Depois de uma primeira análise de amostras, que marcará o ponto de partida, a ideia é que o modelo seja capaz de prever como as práticas regenerativas estão aumentando o estoque de carbono no solo.
“Hoje, para eu reduzir o grau de incerteza, vou ter que aumentar o número de amostras e, consequentemente, o custo vai subir exponencialmente. O que estamos tentando fazer é mudar essa relação incerteza/custo”, explica o pesquisador Luís Gustavo Barioni, da Embrapa Agricultura Digital, o líder do projeto pelo lado da Embrapa.
A Embrapa usou a base de dados da Bayer, considerada a maior do mundo em agricultura tropical, para calibrar o modelo, que foi submetido para publicação. A próxima etapa será sua verificação por organismos de validação e verificação. A expectativa é que o modelo esteja disponível aos produtores, por meio da plataforma Conecta PRO Carbono, ainda este ano.
Credibilidade acima de tudo
Por meio dessas parcerias com a Embrapa — e com outras 18 instituições na América Latina, com foco em práticas regenerativas e na mensuração de seus resultados —, a Bayer buscou robustez científica para atravessar um dos principais desafios na jornada pela agricultura de baixo carbono.
Nos últimos cinco anos, o trabalho conjunto da Bayer com pesquisadores resultou na publicação de 26 artigos em revistas indexadas, o que dá ao programa um endosso da comunidade científica internacional. “Estar alicerçado na melhor ciência disponível sempre foi um critério inegociável para a Bayer. Hoje, credibilidade e transparência são fundamentais para qualquer iniciativa de sustentabilidade”, completa Adriano Anselmi.

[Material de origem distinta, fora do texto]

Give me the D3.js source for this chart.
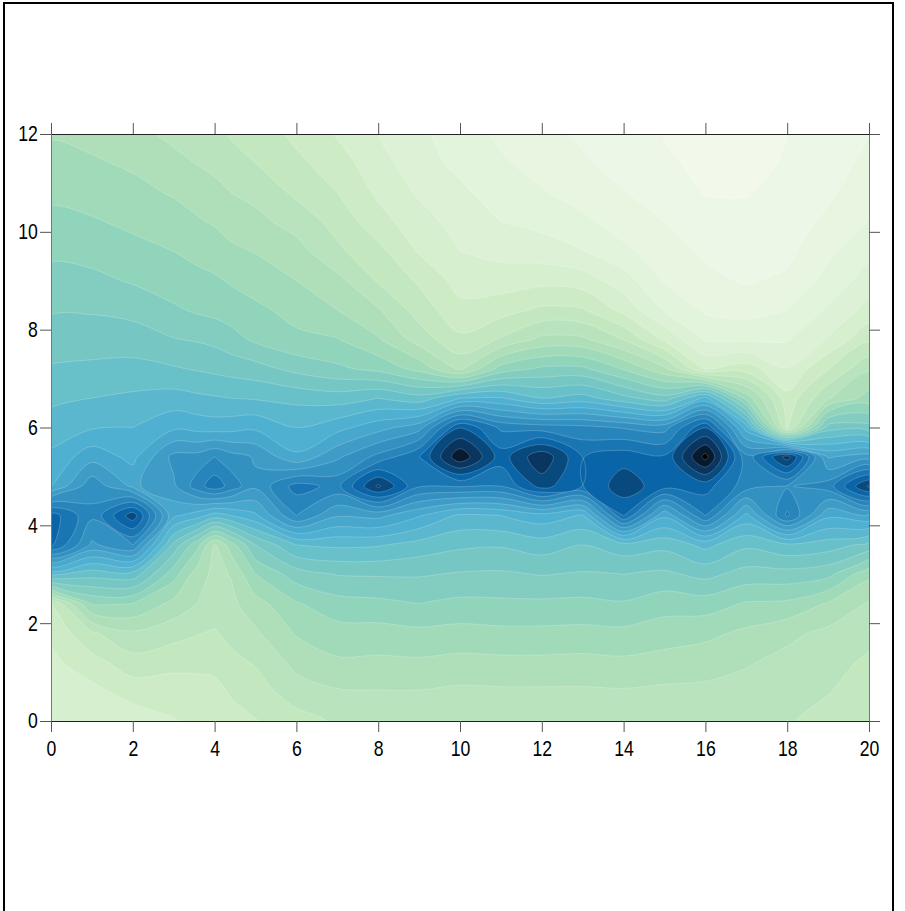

Segundo o executivo, o apoio de uma empresa do porte da Bayer pode agilizar os resultados. “Se a gente deixasse acontecer no tempo da ciência, esse trabalho talvez pudesse acontecer daqui a cinco ou dez anos. Juntos, conseguimos trazer a demanda do mercado, conectar com o conhecimento que está nessas instituições e construir algo conjunto, sólido, transparente e que seja, de fato, aderente às soluções que a indústria vem buscando.”